So FunctionType is a lower level Functor.

While when you define your own class with __call__, then you have a Functor, which implements its __call__ method using another (lower level) Functor.

In Python everything is an object.
isinstance(obj, object) is True for any object, even object.
And everything that is callable implements __call__ method.

Now your attribute comparison shows that your own custom Functor does not have same attributes as function. Reason being is that user defined functor has those attributes attached to its __call__, which is a function.

Maybe someone can offer more complete picture starting from the very bottom layer, but above has served me well for a very long time and I never needed to go deeper than that.

I just imagine function to be a class:

class FunctionType:
    __annotations__ = ...

    def __call__(self, *args, **kwds):
        namespace = {**zip(self.argnames, args), **kwds}
        return eval(self.function_body, namespace)

Which is created via syntactic convenience def name(*args, **kwds): ....

There’s a few differences at C level.

At C level calling something uses the tp_call slot (and/or vectorcall if it exists, which should be a faster way of doing the same thing).

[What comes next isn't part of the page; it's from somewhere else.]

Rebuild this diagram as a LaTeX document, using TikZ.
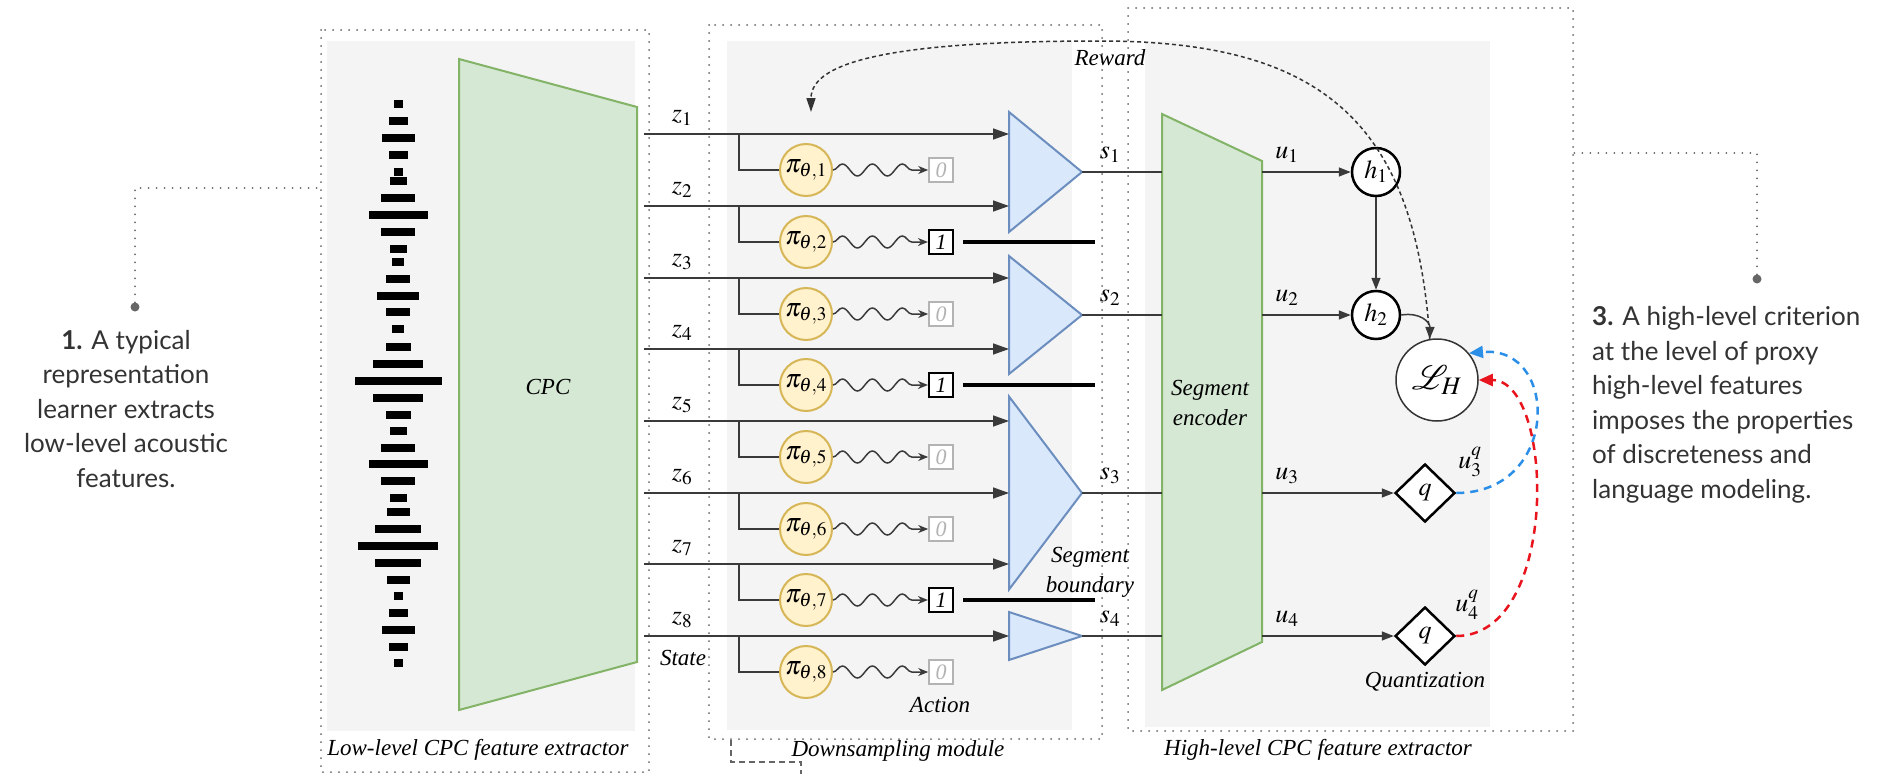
\documentclass[tikz,border=0pt]{standalone}
\usepackage{mathptmx}
\usepackage{fontspec}
\setmainfont{Liberation Serif}
\newfontfamily\notefont{Lato}
\usetikzlibrary{arrows.meta,shapes.geometric,decorations.pathmorphing}

\definecolor{panelgray}{HTML}{F4F4F4}
\definecolor{framegray}{HTML}{666666}
\definecolor{linegray}{HTML}{3A3A3A}
\definecolor{cpcfill}{HTML}{D5E8D4}
\definecolor{cpcdraw}{HTML}{82B366}
\definecolor{trifill}{HTML}{DAE8FC}
\definecolor{tridraw}{HTML}{6C8EBF}
\definecolor{polfill}{HTML}{FFF2CC}
\definecolor{poldraw}{HTML}{D6B656}
\definecolor{zerogray}{HTML}{B3B3B3}
\definecolor{lossblue}{HTML}{2B8FE8}
\definecolor{lossred}{HTML}{E8141E}

\begin{document}
\begin{tikzpicture}[x=1pt, y=-1pt,
    panel/.style={fill=panelgray},
    frame/.style={draw=framegray, line width=2pt, line cap=round, dash pattern=on 0pt off 8pt},
    encoder/.style={draw=cpcdraw, fill=cpcfill, line width=2pt},
    caption/.style={font=\fontsize{23}{30}\selectfont\itshape, align=center},
    lbl/.style={font=\fontsize{26}{30}\selectfont},
    note/.style={font=\fontsize{26}{34.5}\selectfont\notefont, text=black!80, align=center, inner sep=0pt},
    notedot/.style={circle, fill=framegray, inner sep=0pt, minimum size=9pt},
    merge/.style={isosceles triangle, isosceles triangle stretches, draw=tridraw, fill=trifill, line width=2pt, inner sep=0pt, outer sep=0pt, minimum height=73pt, anchor=apex},
    policy/.style={circle, draw=poldraw, fill=polfill, line width=2pt, minimum size=52pt, inner sep=0pt, font=\fontsize{26}{30}\selectfont},
    idle/.style={rectangle, draw=zerogray, fill=white, line width=1.6pt, minimum size=24pt, inner sep=0pt, text=zerogray, font=\fontsize{22}{26}\selectfont\itshape},
    cut/.style={idle, draw=black, text=black, line width=2.2pt},
    hid/.style={circle, draw=black, fill=white, line width=2.5pt, minimum size=48pt, inner sep=0pt, font=\fontsize{26}{30}\selectfont},
    loss/.style={circle, draw=black!80, fill=white, line width=1.5pt, minimum size=82pt, inner sep=0pt, font=\fontsize{34}{38}\selectfont},
    quant/.style={diamond, draw=black, fill=white, line width=2.5pt, minimum width=60pt, minimum height=58pt, inner sep=0pt, font=\fontsize{26}{30}\selectfont},
    flow/.style={draw=linegray, line width=1.5pt, -{Triangle[length=16pt,width=11pt]}},
    flowsm/.style={draw=linegray, line width=1.5pt, -{Triangle[length=12pt,width=9pt]}},
    link/.style={draw=linegray, line width=1.5pt},
    wave/.style={draw=linegray, line width=1.5pt, decorate, decoration={snake, segment length=30pt, amplitude=6pt, post length=8pt}, -{Stealth[length=10pt,width=8pt]}},
    boundary/.style={draw=black, line width=4pt},
    reward/.style={draw=black!80, line width=1.5pt, dash pattern=on 4pt off 3pt, -{Triangle[length=14pt,width=9pt]}},
    qloss/.style={line width=2.5pt, dash pattern=on 8pt off 6pt, -{Triangle[length=14pt,width=12pt]}}
]
\useasboundingbox (0,0) rectangle (1891,774);

% Panels
\fill[panel] (327,41) rectangle (635,731);
\fill[panel] (727,41) rectangle (1072,730);
\fill[panel] (1145,41) rectangle (1490,727);
\draw[frame] (321,30) rectangle (649,772);
\draw[frame] (709,25) rectangle (1102,739);
\draw[frame] (1128,8) rectangle (1573,731);
\draw[draw=framegray, line width=1.5pt, dash pattern=on 6pt off 4pt] (731,740) -- (731,762) -- (801,762) -- (801,774);

\node[caption] (lowcap) at (478,750) {Low-level CPC feature extractor};
\node[caption] (downcap) at (898,751) {Downsampling module};
\node[caption] (highcap) at (1318,750) {High-level CPC feature extractor};

% Waveform
\foreach \y/\w in {104/9, 121/19, 138/33, 155/19, 172/9, 181/17, 198/34, 215/59, 232/34, 249/17,
    262/12, 279/24, 296/42, 312/24, 329/12, 347/25, 364/50, 381/87, 398/50, 415/25,
    431/17, 448/34, 464/59, 481/34, 498/17, 512/23, 529/46, 546/80, 563/46, 580/23,
    596/9, 613/19, 630/33, 647/19, 663/9}
    \fill ({398-\w/2},{\y-4}) rectangle ({398+\w/2},{\y+4});

% CPC encoder
\draw[encoder] (459,59) -- (637,107) -- (637,662) -- (459,710) -- cycle;
\node[caption] (cpc) at (548,387) {CPC};

% States z_t
\coordinate (z1) at (644,134);
\coordinate (z2) at (644,206);
\coordinate (z3) at (644,278);
\coordinate (z4) at (644,349);
\coordinate (z5) at (644,421);
\coordinate (z6) at (644,493);
\coordinate (z7) at (644,564);
\coordinate (z8) at (644,636);
\node[lbl] (zl1) at (682,118) {$z_1$};
\node[lbl] (zl2) at (682,190) {$z_2$};
\node[lbl] (zl3) at (682,262) {$z_3$};
\node[lbl] (zl4) at (682,333) {$z_4$};
\node[lbl] (zl5) at (682,405) {$z_5$};
\node[lbl] (zl6) at (682,477) {$z_6$};
\node[lbl] (zl7) at (682,548) {$z_7$};
\node[lbl] (zl8) at (682,620) {$z_8$};
\node[caption] (state) at (683,658) {State};

% Merging of states into segments
\node[merge, minimum width=120pt] (seg1) at (1082,172) {};
\node[merge, minimum width=118pt] (seg2) at (1082,315) {};
\node[merge, minimum width=193pt] (seg3) at (1082,493) {};
\node[merge, minimum width=48pt] (seg4) at (1082,636) {};

\draw[flow] (z1) -- (z1 -| seg1.west);
\draw[flow] (z2) -- (z2 -| seg1.west);
\draw[flow] (z3) -- (z3 -| seg2.west);
\draw[flow] (z4) -- (z4 -| seg2.west);
\draw[flow] (z5) -- (z5 -| seg3.west);
\draw[flow] (z6) -- (z6 -| seg3.west);
\draw[flow] (z7) -- (z7 -| seg3.west);
\draw[flow] (z8) -- (z8 -| seg4.west);

% Policies
\node[policy] (pi1) at (806,170) {$\pi_{\theta,1}$};
\node[policy] (pi2) at (806,242) {$\pi_{\theta,2}$};
\node[policy] (pi3) at (806,314) {$\pi_{\theta,3}$};
\node[policy] (pi4) at (806,385) {$\pi_{\theta,4}$};
\node[policy] (pi5) at (806,457) {$\pi_{\theta,5}$};
\node[policy] (pi6) at (806,529) {$\pi_{\theta,6}$};
\node[policy] (pi7) at (806,600) {$\pi_{\theta,7}$};
\node[policy] (pi8) at (806,672) {$\pi_{\theta,8}$};

\draw[link] ([xshift=95pt]z1) |- (pi1);
\draw[link] ([xshift=95pt]z2) |- (pi2);
\draw[link] ([xshift=95pt]z3) |- (pi3);
\draw[link] ([xshift=95pt]z4) |- (pi4);
\draw[link] ([xshift=95pt]z5) |- (pi5);
\draw[link] ([xshift=95pt]z6) |- (pi6);
\draw[link] ([xshift=95pt]z7) |- (pi7);
\draw[link] ([xshift=95pt]z8) |- (pi8);

% Actions
\node[idle] (act1) at (941,170) {0};
\node[cut] (act2) at (941,242) {1};
\node[idle] (act3) at (941,314) {0};
\node[cut] (act4) at (941,385) {1};
\node[idle] (act5) at (941,457) {0};
\node[idle] (act6) at (941,529) {0};
\node[cut] (act7) at (941,600) {1};
\node[idle] (act8) at (941,672) {0};
\node[caption] (action) at (940,705) {Action};

\draw[wave] (pi1) -- (act1);
\draw[wave] (pi2) -- (act2);
\draw[wave] (pi3) -- (act3);
\draw[wave] (pi4) -- (act4);
\draw[wave] (pi5) -- (act5);
\draw[wave] (pi6) -- (act6);
\draw[wave] (pi7) -- (act7);
\draw[wave] (pi8) -- (act8);

% Segment boundaries
\draw[boundary] ([xshift=9pt]act2.east) -- ([xshift=141pt]act2.east);
\draw[boundary] ([xshift=9pt]act4.east) -- ([xshift=141pt]act4.east);
\draw[boundary] ([xshift=9pt]act7.east) -- ([xshift=141pt]act7.east);
\node[caption] (bound) at (1090,572) {Segment\\boundary};
\node[caption] (rw) at (1110,58) {Reward};

% Segment encoder
\draw[encoder] (1162,114) -- (1262,161) -- (1262,642) -- (1162,690) -- cycle;
\coordinate (encW) at (1162,400);
\coordinate (encE) at (1262,400);
\node[caption] (enc) at (1210,403) {Segment\\encoder};

\draw[link] (seg1.apex) -- (seg1.apex -| encW);
\draw[link] (seg2.apex) -- (seg2.apex -| encW);
\draw[link] (seg3.apex) -- (seg3.apex -| encW);
\draw[link] (seg4.apex) -- (seg4.apex -| encW);
\node[lbl] (sl1) at (1110,155) {$s_1$};
\node[lbl] (sl2) at (1110,298) {$s_2$};
\node[lbl] (sl3) at (1110,476) {$s_3$};
\node[lbl] (sl4) at (1110,619) {$s_4$};

% High-level criterion
\node[hid] (h1) at (1376,172) {$h_1$};
\node[hid] (h2) at (1376,315) {$h_2$};
\node[loss] (LH) at (1437,380) {$\mathcal{L}_H$};
\node[quant] (q3) at (1425,493) {$q$};
\node[quant] (q4) at (1425,636) {$q$};

\draw[flowsm] (encE |- h1) -- (h1);
\draw[flowsm] (encE |- h2) -- (h2);
\draw[flowsm] (encE |- q3) -- (q3);
\draw[flowsm] (encE |- q4) -- (q4);
\draw[flowsm] (h1) -- (h2);
\draw[flowsm] (h2.east) .. controls (1420,312) and (1430,322) .. (LH.100);
\node[lbl] (ul1) at (1287,155) {$u_1$};
\node[lbl] (ul2) at (1287,298) {$u_2$};
\node[lbl] (ul3) at (1287,476) {$u_3$};
\node[lbl] (ul4) at (1287,619) {$u_4$};
\node[lbl] (uq3) at (1470,462) {$u_3^q$};
\node[lbl] (uq4) at (1467,605) {$u_4^q$};
\node[caption] (quantcap) at (1425,682) {Quantization};

% Reward back to the policies
\coordinate (rwtip) at (811,112);
\draw[reward] (LH.100) .. controls (1415,120) and (1320,41) .. (1100,41) .. controls (900,41) and (811,60) .. (rwtip);

% Quantized features to the criterion
\draw[qloss, draw=lossblue] (q3.east) .. controls (1560,493) and (1560,345) .. (LH.40);
\draw[qloss, draw=lossred] (q4.east) .. controls (1560,636) and (1555,380) .. (LH.east);

% Notes
\node[note] (note1) at (126,409) {\textbf{1.} A typical\\representation\\learner extracts\\low-level acoustic\\features.};
\node[notedot] (dot1) at (135,307) {};
\coordinate (lowedge) at (321,188);
\draw[frame] (dot1) |- (lowedge);

\node[note, align=left, anchor=west] (note3) at (1592,405) {\textbf{3.} A high-level criterion\\at the level of proxy\\high-level features\\imposes the properties\\of discreteness and\\language modeling.};
\node[notedot] (dot3) at (1757,279) {};
\coordinate (highedge) at (1573,153);
\draw[frame] (dot3) |- (highedge);

\end{tikzpicture}
\end{document}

For the direct function type, the tp_call slot is set to something reasonably optimized that just goes straight into evaluating your Python code. And vectorcall exists and is usually used.

For the class with __call__ the class is filled in with a tp_call slot that looks up the __call__ string on the class, gets the function object for that and then calls it. So there’s an extra level of indirection. And I don’t think vectorcall is used.

1 Like

One of the differences, as @dg-pb points out, is that a function object comes with some attributes that your “class with __call__” doesn’t have.

I’ve been playing with this myself recently. I think the most significant difference is that a function has a __get__ method. This makes it a descriptor, and so it exhibits binding behaviour. This matters when it is found as an attribute of a class.

Here’s what I mean:

>>> class MyCallable:
...     def __call__(self, *args, **kwargs):
...         print(self, args, kwargs)
... 
>>> def fun(x, *args, **kwargs):
...     print(x, args, kwargs)

The difference between these two comes when you put them in a class definition:

>>> class A:
...     c = MyCallable()
...     f = fun

Now let’s make an instance and try to treat c and f as methods:

>>> a = A()
>>> a
<__main__.A object at 0x0000023778A7D790>
>>> a.c(1, 2, s=3)
<__main__.MyCallable object at 0x0000023778A7C850> (1, 2) {'s': 3}
>>> a.f(1, 2, s=3)
<__main__.A object at 0x0000023778A7D790> (1, 2) {'s': 3}
>>>

The first argument to the c-call is c itself, while the first argument to the f-call is a. This is how a function definition made in a class becomes a method, but it also applies if we make it elsewhere and insert it later. (It does not matter that I called the first argument x and not self.)

This difference is made when Python looks up the attribute on the instance a:

>>> a.c
<__main__.MyCallable object at 0x0000023778A7C850>
>>> a.f
<bound method fun of <__main__.A object at 0x0000023778A7D790>>

a.c just looks up the value and retrieves it, while a.f creates a new object in which a has been squirrelled away so it can be delivered as the first argument when Python gets to the ():

>>> a.c == A.c
True
>>> a.f == A.f
False
>>> a.f.__self__ is a
True

It’s the __get__ method of a function that does this binding, and the __getattribute__ method of object that calls it.

As @jeff5 mentions, the biggest is the descriptor protocol

1 Like